Democratic Governor Gretchen Whitmer signed the trio of state House and Senate bills overturning the right to work law on Friday, following their narrow passage in both chambers earlier this week. One of the bills she signed also restores the state's prevailing wage law, which was axed by the state's GOP-led government in 2018. The new prevailing wage law requires contractors to pay their workers union-equivalent wages for all state projects.

“Today, we are coming together to restore workers’ rights, protect Michiganders on the job, and grow Michigan’s middle class,” Whitmer said in a prepared statement on Friday. “Michigan workers are the most talented and hard-working in the world and deserve to be treated with dignity and respect."

Michigan Democrats said overturning the law was one of their primary goals in January, when they took control of both state chambers and the governor's office for the first time since 1983. The repeal also enjoyed on-the-ground support from unions active in the state, including the Service Employees International Union, the United Auto Workers and the United Food and Commercial Workers.

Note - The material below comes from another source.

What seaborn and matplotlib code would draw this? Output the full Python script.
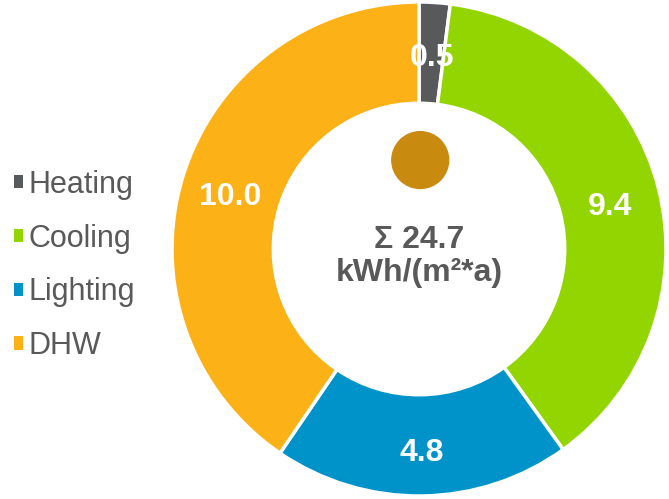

“Working Michiganders... are reclaiming our seat at the table so we can speak with a united voice about the better future we all want for our children," said SEIU Michigan Vice President Brandice Mullen in her own prepared statement. "Stronger unions give us a fair shot at holding corporations accountable so we can create more jobs with the wages, healthcare coverage, and retirement security that sustain families." 

Michigan is now the first state in almost 60 years to repeal a right to work law. The last time was when Indiana overturned its own similar law in 1965, following its adoption in 1957. Indiana Republicans restored the anti-union legislation in 2012, making it one of the 26 states, mostly in the southeast and Midwest, that still maintain such policies.

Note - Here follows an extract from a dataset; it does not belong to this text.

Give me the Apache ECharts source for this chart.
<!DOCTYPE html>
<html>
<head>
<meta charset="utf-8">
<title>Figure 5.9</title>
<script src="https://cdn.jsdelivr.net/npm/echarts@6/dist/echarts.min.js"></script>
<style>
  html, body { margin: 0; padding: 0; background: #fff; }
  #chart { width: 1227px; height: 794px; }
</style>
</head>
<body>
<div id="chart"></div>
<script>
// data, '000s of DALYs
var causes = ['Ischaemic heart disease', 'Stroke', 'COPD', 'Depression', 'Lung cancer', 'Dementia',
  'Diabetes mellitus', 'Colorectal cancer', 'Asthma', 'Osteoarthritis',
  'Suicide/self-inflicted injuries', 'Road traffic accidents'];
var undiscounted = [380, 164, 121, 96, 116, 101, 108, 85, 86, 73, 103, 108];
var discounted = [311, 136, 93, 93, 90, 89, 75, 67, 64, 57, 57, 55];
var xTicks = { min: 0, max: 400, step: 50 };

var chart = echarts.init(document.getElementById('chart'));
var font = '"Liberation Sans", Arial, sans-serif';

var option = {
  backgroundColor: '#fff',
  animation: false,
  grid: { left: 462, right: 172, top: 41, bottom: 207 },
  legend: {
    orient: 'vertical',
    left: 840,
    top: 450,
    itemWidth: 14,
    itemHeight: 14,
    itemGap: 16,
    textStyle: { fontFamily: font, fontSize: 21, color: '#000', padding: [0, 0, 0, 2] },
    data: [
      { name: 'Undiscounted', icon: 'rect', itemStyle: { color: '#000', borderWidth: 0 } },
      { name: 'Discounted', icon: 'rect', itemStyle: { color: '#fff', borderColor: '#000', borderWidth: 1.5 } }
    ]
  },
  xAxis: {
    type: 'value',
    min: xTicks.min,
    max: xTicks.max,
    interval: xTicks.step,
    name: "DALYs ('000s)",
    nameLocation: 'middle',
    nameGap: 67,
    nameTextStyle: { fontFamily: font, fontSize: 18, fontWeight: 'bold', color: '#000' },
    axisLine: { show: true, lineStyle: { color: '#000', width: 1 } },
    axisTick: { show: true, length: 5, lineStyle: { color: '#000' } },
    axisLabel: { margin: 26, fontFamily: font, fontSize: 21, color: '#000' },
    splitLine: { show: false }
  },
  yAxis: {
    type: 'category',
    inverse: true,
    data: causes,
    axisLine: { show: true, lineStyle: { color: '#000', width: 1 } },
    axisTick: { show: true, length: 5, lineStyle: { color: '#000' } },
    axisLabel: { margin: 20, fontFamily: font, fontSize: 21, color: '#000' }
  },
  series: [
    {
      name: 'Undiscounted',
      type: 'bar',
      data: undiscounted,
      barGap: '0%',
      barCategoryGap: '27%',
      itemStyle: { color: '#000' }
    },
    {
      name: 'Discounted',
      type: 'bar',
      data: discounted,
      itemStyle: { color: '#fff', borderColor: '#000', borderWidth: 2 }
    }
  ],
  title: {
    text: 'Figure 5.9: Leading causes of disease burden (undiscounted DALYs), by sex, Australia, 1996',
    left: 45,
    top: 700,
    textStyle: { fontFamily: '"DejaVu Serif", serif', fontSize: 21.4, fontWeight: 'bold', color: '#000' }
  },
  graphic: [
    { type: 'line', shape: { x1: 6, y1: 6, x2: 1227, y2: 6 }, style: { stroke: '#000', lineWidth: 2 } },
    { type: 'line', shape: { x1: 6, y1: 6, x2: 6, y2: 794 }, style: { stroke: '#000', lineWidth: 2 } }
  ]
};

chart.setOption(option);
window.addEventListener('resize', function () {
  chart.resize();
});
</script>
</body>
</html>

Right to work laws were first introduced to states via the Labor Management Relations Act of 1947, better known as the Taft-Hartley Act. According to a 2022 study from the non-partisan think tank National Bureau of Economic Research, right to work laws were associated with a 7.5% wage reduction on average compared to workers in non-right to work states. The study also found that unionization raised workers' wages by approximately 40% overall.

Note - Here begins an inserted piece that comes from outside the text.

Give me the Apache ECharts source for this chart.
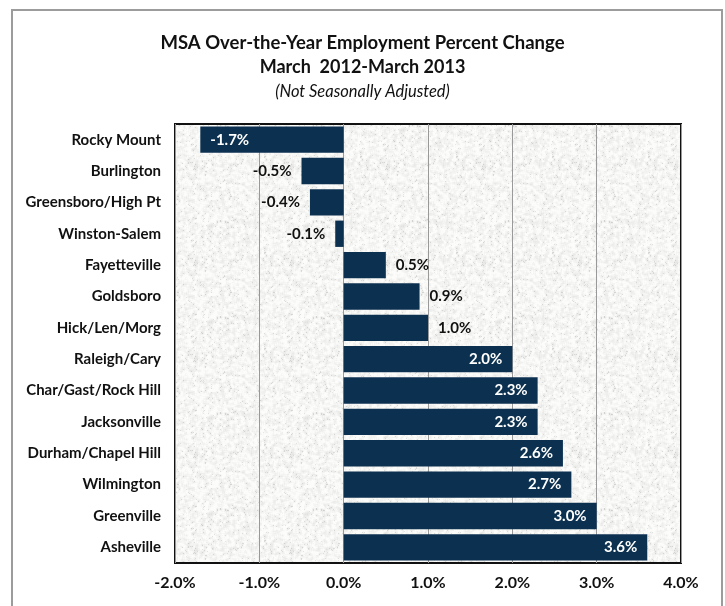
<!DOCTYPE html>
<html>
<head>
<meta charset="utf-8">
<script src="https://cdn.jsdelivr.net/npm/echarts@6/dist/echarts.min.js"></script>
<style>
html,body{margin:0;padding:0;background:#fff;}
#chart{width:725px;height:606px;}
</style>
</head>
<body>
<div id="chart"></div>
<script>
const categories = ["Rocky Mount","Burlington","Greensboro/High Pt","Winston-Salem","Fayetteville","Goldsboro","Hick/Len/Morg","Raleigh/Cary","Char/Gast/Rock Hill","Jacksonville","Durham/Chapel Hill","Wilmington","Greenville","Asheville"];
const values = [-1.7,-0.5,-0.4,-0.1,0.5,0.9,1.0,2.0,2.3,2.3,2.6,2.7,3.0,3.6];
const xTicks = [-2,-1,0,1,2,3,4];

const FONT = 'Lato, "Open Sans", sans-serif';

// deterministic mottled texture for plot background
function makeTexture() {
  const n = 96;
  const c = document.createElement('canvas');
  c.width = n; c.height = n;
  const ctx = c.getContext('2d');
  const img = ctx.createImageData(n, n);
  const h = (x, y) => {
    let t = ((x % n) * 374761393 + (y % n) * 668265263) | 0;
    t = (t ^ (t >>> 13)) * 1274126177 | 0;
    return ((t ^ (t >>> 16)) >>> 0) / 4294967295;
  };
  const base = [];
  for (let y = 0; y < n; y++) for (let x = 0; x < n; x++) base.push(h(x, y));
  for (let y = 0; y < n; y++) {
    for (let x = 0; x < n; x++) {
      let s = 0;
      for (let dy = -1; dy <= 1; dy++) for (let dx = -1; dx <= 1; dx++) {
        s += base[((y + dy + n) % n) * n + ((x + dx + n) % n)];
      }
      s /= 9;
      let v = 246 - (s - 0.5) * 60 - (base[y * n + x] > 0.97 ? 25 : 0);
      v = Math.max(180, Math.min(252, v));
      const i = (y * n + x) * 4;
      img.data[i] = v; img.data[i + 1] = v; img.data[i + 2] = v - 2; img.data[i + 3] = 255;
    }
  }
  ctx.putImageData(img, 0, 0);
  return c;
}

const chart = echarts.init(document.getElementById('chart'), null, {renderer:'canvas'});

const data = values.map(v => {
  const inside = Math.abs(v) >= 1.5;
  let position;
  if (v < 0) { position = inside ? 'insideLeft' : 'left'; }
  else { position = inside ? 'insideRight' : 'right'; }
  return { value: v, label: { show: true, position, color: inside ? '#ffffff' : '#111111', distance: 10 } };
});

chart.setOption({
  animation: false,
  backgroundColor: '#ffffff',
  title: [
    { text: 'MSA Over-the-Year Employment Percent Change', left: 'center', top: 29,
      textStyle: { fontFamily: FONT, fontWeight: 'bold', fontSize: 18.5, color: '#111' } },
    { text: 'March  2012-March 2013', left: 'center', top: 53,
      textStyle: { fontFamily: FONT, fontWeight: 'bold', fontSize: 18, color: '#111' } },
    { text: '(Not Seasonally Adjusted)', left: 'center', top: 78,
      textStyle: { fontFamily: FONT, fontWeight: 'normal', fontStyle: 'italic', fontSize: 16.5, color: '#111' } }
  ],
  graphic: [
    { type: 'rect', shape: { x: 12, y: 10, width: 710, height: 620 },
      style: { fill: 'none', stroke: '#9c9c9c', lineWidth: 2 }, z: -1 }
  ],
  grid: { left: 175, right: 44, top: 124, bottom: 43, show: true,
    backgroundColor: { image: makeTexture(), repeat: 'repeat' },
    borderColor: '#111111', borderWidth: 2 },
  xAxis: {
    type: 'value', min: xTicks[0], max: xTicks[xTicks.length-1], interval: 1,
    axisLine: { show: false }, axisTick: { show: false },
    splitLine: { show: true, lineStyle: { color: '#999999', width: 1 } },
    axisLabel: { margin: 12, fontFamily: FONT, fontWeight: 'bold', fontSize: 16, color: '#111',
      formatter: v => v.toFixed(1) + '%' }
  },
  yAxis: {
    type: 'category', data: categories, inverse: true,
    axisLine: { show: false }, axisTick: { show: false },
    axisLabel: { margin: 14, fontFamily: FONT, fontWeight: 'bold', fontSize: 15, color: '#111' }
  },
  series: [{
    type: 'bar', data: data, barCategoryGap: '16%',
    itemStyle: { color: '#0c3150' },
    label: { fontFamily: FONT, fontWeight: 'bold', fontSize: 15,
      formatter: p => p.value.toFixed(1) + '%' }
  }]
});
</script>
</body>
</html>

While news of the repeal thrilled labor unions and progressives, it was met with condemnation from state Republicans and several of the state's business groups, as well as the Michigan Chamber of Commerce. The chamber bemoaned Whitmer's signature on Friday, saying the new labor bills would negatively impact the "state’s economic competitiveness and ability to attract and retain jobs."

“This is exactly the type of shortsighted, politically-charged policy that imposes burdensome, unnecessary hurdles to generating more and better jobs and the economic growth that benefits all Michiganders," Chamber President and CEO Jim Holcomb said in a statement opposing the bills earlier this month.

GOP state Representative Matt Hall, the Michigan House minority leader, also criticized the repeal. "Without right-to-work, businesses will find more competitive states for their manufacturing plants and research and development facilities, and workers and careers will drift away," Hall said in a prepared statement. "To add economic insult to injury, the Democrats’ prevailing wage law will expose small businesses in our communities to frivolous legal harassment from competitors and activists."

But the Michigan Federation of Labor rebutted Hall and Holcomb's criticisms, saying the repeal of right to work and reinstatement of prevailing wage law represented Michigan workers reclaiming power from employers after decades of disenfranchisement.

“After decades of anti-worker attacks, Michigan has restored the balance of power for working people by passing laws to protect their freedom to bargain for the good wages, good benefits, and safe workplaces they deserve,” Michigan AFL-CIO President Ron Bieber said in his own statement.